Entries
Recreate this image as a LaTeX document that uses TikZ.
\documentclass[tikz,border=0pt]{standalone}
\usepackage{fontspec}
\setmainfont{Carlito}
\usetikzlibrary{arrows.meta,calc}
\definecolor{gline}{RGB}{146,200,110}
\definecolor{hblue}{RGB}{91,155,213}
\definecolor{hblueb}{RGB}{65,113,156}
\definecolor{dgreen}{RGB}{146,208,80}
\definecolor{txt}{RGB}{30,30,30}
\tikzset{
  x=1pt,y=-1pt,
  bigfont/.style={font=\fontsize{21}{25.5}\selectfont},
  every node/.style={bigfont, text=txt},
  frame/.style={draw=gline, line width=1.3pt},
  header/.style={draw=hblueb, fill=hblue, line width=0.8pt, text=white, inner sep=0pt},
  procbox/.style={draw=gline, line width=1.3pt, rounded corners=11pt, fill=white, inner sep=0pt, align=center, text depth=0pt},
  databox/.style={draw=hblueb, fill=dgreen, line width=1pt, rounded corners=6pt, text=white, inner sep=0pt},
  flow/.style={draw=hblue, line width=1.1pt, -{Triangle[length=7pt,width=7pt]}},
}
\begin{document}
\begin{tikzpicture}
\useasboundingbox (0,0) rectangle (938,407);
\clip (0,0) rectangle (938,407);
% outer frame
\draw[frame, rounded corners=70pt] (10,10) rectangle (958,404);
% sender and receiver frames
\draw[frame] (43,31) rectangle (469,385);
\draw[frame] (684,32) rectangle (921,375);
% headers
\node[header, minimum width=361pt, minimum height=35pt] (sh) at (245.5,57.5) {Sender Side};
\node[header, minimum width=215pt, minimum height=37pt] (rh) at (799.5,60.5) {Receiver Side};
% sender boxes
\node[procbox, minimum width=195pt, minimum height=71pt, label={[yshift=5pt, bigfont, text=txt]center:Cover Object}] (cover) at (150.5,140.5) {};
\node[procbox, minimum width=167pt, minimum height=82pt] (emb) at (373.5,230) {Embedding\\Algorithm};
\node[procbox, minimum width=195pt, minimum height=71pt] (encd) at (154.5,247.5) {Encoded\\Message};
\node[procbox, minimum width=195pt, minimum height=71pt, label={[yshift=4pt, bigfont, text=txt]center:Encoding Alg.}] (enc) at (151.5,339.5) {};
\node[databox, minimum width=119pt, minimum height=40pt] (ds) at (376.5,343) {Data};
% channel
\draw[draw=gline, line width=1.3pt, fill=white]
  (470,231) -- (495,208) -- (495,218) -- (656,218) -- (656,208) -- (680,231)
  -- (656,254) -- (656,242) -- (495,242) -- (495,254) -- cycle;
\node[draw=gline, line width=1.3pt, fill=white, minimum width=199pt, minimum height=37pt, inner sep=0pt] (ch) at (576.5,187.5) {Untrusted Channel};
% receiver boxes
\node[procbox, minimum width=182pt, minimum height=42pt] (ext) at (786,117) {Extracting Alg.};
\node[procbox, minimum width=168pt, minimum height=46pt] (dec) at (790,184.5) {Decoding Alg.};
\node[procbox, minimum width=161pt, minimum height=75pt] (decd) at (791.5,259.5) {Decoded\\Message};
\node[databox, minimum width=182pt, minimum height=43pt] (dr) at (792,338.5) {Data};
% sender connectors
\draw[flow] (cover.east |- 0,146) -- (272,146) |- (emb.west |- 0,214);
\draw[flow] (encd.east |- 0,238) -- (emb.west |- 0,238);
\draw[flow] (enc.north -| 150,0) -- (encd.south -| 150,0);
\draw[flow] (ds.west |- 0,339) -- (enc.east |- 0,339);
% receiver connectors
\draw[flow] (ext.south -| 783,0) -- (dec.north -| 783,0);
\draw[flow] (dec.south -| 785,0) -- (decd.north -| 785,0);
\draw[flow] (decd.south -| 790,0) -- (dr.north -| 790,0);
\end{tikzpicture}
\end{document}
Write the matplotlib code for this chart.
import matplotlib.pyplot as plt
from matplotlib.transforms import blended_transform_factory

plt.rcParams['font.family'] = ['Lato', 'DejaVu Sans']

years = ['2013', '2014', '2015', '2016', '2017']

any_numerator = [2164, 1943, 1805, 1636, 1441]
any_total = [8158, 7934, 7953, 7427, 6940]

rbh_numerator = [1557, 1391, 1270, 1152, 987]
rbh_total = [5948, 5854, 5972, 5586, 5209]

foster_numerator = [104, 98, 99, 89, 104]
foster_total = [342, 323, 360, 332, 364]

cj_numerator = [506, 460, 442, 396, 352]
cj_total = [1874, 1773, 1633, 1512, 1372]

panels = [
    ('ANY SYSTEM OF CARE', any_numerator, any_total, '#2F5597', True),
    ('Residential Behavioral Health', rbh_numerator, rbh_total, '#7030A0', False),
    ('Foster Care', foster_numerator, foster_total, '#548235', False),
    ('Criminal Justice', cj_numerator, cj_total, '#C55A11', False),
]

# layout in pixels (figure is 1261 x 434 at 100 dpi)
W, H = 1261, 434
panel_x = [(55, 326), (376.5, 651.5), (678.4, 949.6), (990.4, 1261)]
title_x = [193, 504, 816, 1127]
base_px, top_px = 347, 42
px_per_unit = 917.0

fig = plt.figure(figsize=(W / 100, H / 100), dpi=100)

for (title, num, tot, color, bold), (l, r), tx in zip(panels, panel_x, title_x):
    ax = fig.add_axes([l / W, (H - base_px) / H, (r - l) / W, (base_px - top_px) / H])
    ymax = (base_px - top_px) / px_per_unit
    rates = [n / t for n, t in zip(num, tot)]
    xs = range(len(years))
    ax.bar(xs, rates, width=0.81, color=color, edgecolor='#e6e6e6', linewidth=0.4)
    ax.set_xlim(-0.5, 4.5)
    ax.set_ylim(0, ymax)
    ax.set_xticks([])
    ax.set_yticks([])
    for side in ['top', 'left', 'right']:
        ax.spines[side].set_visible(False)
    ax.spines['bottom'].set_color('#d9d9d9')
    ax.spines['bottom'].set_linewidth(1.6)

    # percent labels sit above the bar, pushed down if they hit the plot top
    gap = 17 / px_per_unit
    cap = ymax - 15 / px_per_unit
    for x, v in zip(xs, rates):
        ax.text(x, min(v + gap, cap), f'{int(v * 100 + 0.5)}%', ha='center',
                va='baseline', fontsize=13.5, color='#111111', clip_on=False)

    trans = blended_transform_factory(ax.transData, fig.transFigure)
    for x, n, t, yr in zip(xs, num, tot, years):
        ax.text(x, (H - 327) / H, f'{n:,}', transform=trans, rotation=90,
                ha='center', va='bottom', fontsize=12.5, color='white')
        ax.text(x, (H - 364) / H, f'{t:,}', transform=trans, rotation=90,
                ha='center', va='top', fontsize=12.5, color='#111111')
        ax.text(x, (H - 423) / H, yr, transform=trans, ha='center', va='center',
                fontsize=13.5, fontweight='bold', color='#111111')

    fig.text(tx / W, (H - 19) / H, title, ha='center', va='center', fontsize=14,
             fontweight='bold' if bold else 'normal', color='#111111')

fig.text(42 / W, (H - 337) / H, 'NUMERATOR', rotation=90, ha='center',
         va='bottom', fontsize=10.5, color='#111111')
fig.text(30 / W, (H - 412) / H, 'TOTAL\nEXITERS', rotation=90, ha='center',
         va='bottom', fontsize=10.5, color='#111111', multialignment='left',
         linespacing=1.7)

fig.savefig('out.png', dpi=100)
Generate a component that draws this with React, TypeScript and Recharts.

Task to carry out
Using the listing above, retype each line exactly.

Final result
Recreate this image as a LaTeX document that uses TikZ.
\documentclass[tikz,border=0pt]{standalone}
\usepackage{fontspec}
\setmainfont{Carlito}
\usetikzlibrary{arrows.meta,calc}
\definecolor{gline}{RGB}{146,200,110}
\definecolor{hblue}{RGB}{91,155,213}
\definecolor{hblueb}{RGB}{65,113,156}
\definecolor{dgreen}{RGB}{146,208,80}
\definecolor{txt}{RGB}{30,30,30}
\tikzset{
  x=1pt,y=-1pt,
  bigfont/.style={font=\fontsize{21}{25.5}\selectfont},
  every node/.style={bigfont, text=txt},
  frame/.style={draw=gline, line width=1.3pt},
  header/.style={draw=hblueb, fill=hblue, line width=0.8pt, text=white, inner sep=0pt},
  procbox/.style={draw=gline, line width=1.3pt, rounded corners=11pt, fill=white, inner sep=0pt, align=center, text depth=0pt},
  databox/.style={draw=hblueb, fill=dgreen, line width=1pt, rounded corners=6pt, text=white, inner sep=0pt},
  flow/.style={draw=hblue, line width=1.1pt, -{Triangle[length=7pt,width=7pt]}},
}
\begin{document}
\begin{tikzpicture}
\useasboundingbox (0,0) rectangle (938,407);
\clip (0,0) rectangle (938,407);
% outer frame
\draw[frame, rounded corners=70pt] (10,10) rectangle (958,404);
% sender and receiver frames
\draw[frame] (43,31) rectangle (469,385);
\draw[frame] (684,32) rectangle (921,375);
% headers
\node[header, minimum width=361pt, minimum height=35pt] (sh) at (245.5,57.5) {Sender Side};
\node[header, minimum width=215pt, minimum height=37pt] (rh) at (799.5,60.5) {Receiver Side};
% sender boxes
\node[procbox, minimum width=195pt, minimum height=71pt, label={[yshift=5pt, bigfont, text=txt]center:Cover Object}] (cover) at (150.5,140.5) {};
\node[procbox, minimum width=167pt, minimum height=82pt] (emb) at (373.5,230) {Embedding\\Algorithm};
\node[procbox, minimum width=195pt, minimum height=71pt] (encd) at (154.5,247.5) {Encoded\\Message};
\node[procbox, minimum width=195pt, minimum height=71pt, label={[yshift=4pt, bigfont, text=txt]center:Encoding Alg.}] (enc) at (151.5,339.5) {};
\node[databox, minimum width=119pt, minimum height=40pt] (ds) at (376.5,343) {Data};
% channel
\draw[draw=gline, line width=1.3pt, fill=white]
  (470,231) -- (495,208) -- (495,218) -- (656,218) -- (656,208) -- (680,231)
  -- (656,254) -- (656,242) -- (495,242) -- (495,254) -- cycle;
\node[draw=gline, line width=1.3pt, fill=white, minimum width=199pt, minimum height=37pt, inner sep=0pt] (ch) at (576.5,187.5) {Untrusted Channel};
% receiver boxes
\node[procbox, minimum width=182pt, minimum height=42pt] (ext) at (786,117) {Extracting Alg.};
\node[procbox, minimum width=168pt, minimum height=46pt] (dec) at (790,184.5) {Decoding Alg.};
\node[procbox, minimum width=161pt, minimum height=75pt] (decd) at (791.5,259.5) {Decoded\\Message};
\node[databox, minimum width=182pt, minimum height=43pt] (dr) at (792,338.5) {Data};
% sender connectors
\draw[flow] (cover.east |- 0,146) -- (272,146) |- (emb.west |- 0,214);
\draw[flow] (encd.east |- 0,238) -- (emb.west |- 0,238);
\draw[flow] (enc.north -| 150,0) -- (encd.south -| 150,0);
\draw[flow] (ds.west |- 0,339) -- (enc.east |- 0,339);
% receiver connectors
\draw[flow] (ext.south -| 783,0) -- (dec.north -| 783,0);
\draw[flow] (dec.south -| 785,0) -- (decd.north -| 785,0);
\draw[flow] (decd.south -| 790,0) -- (dr.north -| 790,0);
\end{tikzpicture}
\end{document}
Write the matplotlib code for this chart.
import matplotlib.pyplot as plt
from matplotlib.transforms import blended_transform_factory

plt.rcParams['font.family'] = ['Lato', 'DejaVu Sans']

years = ['2013', '2014', '2015', '2016', '2017']

any_numerator = [2164, 1943, 1805, 1636, 1441]
any_total = [8158, 7934, 7953, 7427, 6940]

rbh_numerator = [1557, 1391, 1270, 1152, 987]
rbh_total = [5948, 5854, 5972, 5586, 5209]

foster_numerator = [104, 98, 99, 89, 104]
foster_total = [342, 323, 360, 332, 364]

cj_numerator = [506, 460, 442, 396, 352]
cj_total = [1874, 1773, 1633, 1512, 1372]

panels = [
    ('ANY SYSTEM OF CARE', any_numerator, any_total, '#2F5597', True),
    ('Residential Behavioral Health', rbh_numerator, rbh_total, '#7030A0', False),
    ('Foster Care', foster_numerator, foster_total, '#548235', False),
    ('Criminal Justice', cj_numerator, cj_total, '#C55A11', False),
]

# layout in pixels (figure is 1261 x 434 at 100 dpi)
W, H = 1261, 434
panel_x = [(55, 326), (376.5, 651.5), (678.4, 949.6), (990.4, 1261)]
title_x = [193, 504, 816, 1127]
base_px, top_px = 347, 42
px_per_unit = 917.0

fig = plt.figure(figsize=(W / 100, H / 100), dpi=100)

for (title, num, tot, color, bold), (l, r), tx in zip(panels, panel_x, title_x):
    ax = fig.add_axes([l / W, (H - base_px) / H, (r - l) / W, (base_px - top_px) / H])
    ymax = (base_px - top_px) / px_per_unit
    rates = [n / t for n, t in zip(num, tot)]
    xs = range(len(years))
    ax.bar(xs, rates, width=0.81, color=color, edgecolor='#e6e6e6', linewidth=0.4)
    ax.set_xlim(-0.5, 4.5)
    ax.set_ylim(0, ymax)
    ax.set_xticks([])
    ax.set_yticks([])
    for side in ['top', 'left', 'right']:
        ax.spines[side].set_visible(False)
    ax.spines['bottom'].set_color('#d9d9d9')
    ax.spines['bottom'].set_linewidth(1.6)

    # percent labels sit above the bar, pushed down if they hit the plot top
    gap = 17 / px_per_unit
    cap = ymax - 15 / px_per_unit
    for x, v in zip(xs, rates):
        ax.text(x, min(v + gap, cap), f'{int(v * 100 + 0.5)}%', ha='center',
                va='baseline', fontsize=13.5, color='#111111', clip_on=False)

    trans = blended_transform_factory(ax.transData, fig.transFigure)
    for x, n, t, yr in zip(xs, num, tot, years):
        ax.text(x, (H - 327) / H, f'{n:,}', transform=trans, rotation=90,
                ha='center', va='bottom', fontsize=12.5, color='white')
        ax.text(x, (H - 364) / H, f'{t:,}', transform=trans, rotation=90,
                ha='center', va='top', fontsize=12.5, color='#111111')
        ax.text(x, (H - 423) / H, yr, transform=trans, ha='center', va='center',
                fontsize=13.5, fontweight='bold', color='#111111')

    fig.text(tx / W, (H - 19) / H, title, ha='center', va='center', fontsize=14,
             fontweight='bold' if bold else 'normal', color='#111111')

fig.text(42 / W, (H - 337) / H, 'NUMERATOR', rotation=90, ha='center',
         va='bottom', fontsize=10.5, color='#111111')
fig.text(30 / W, (H - 412) / H, 'TOTAL\nEXITERS', rotation=90, ha='center',
         va='bottom', fontsize=10.5, color='#111111', multialignment='left',
         linespacing=1.7)

fig.savefig('out.png', dpi=100)
Generate a component that draws this with React, TypeScript and Recharts.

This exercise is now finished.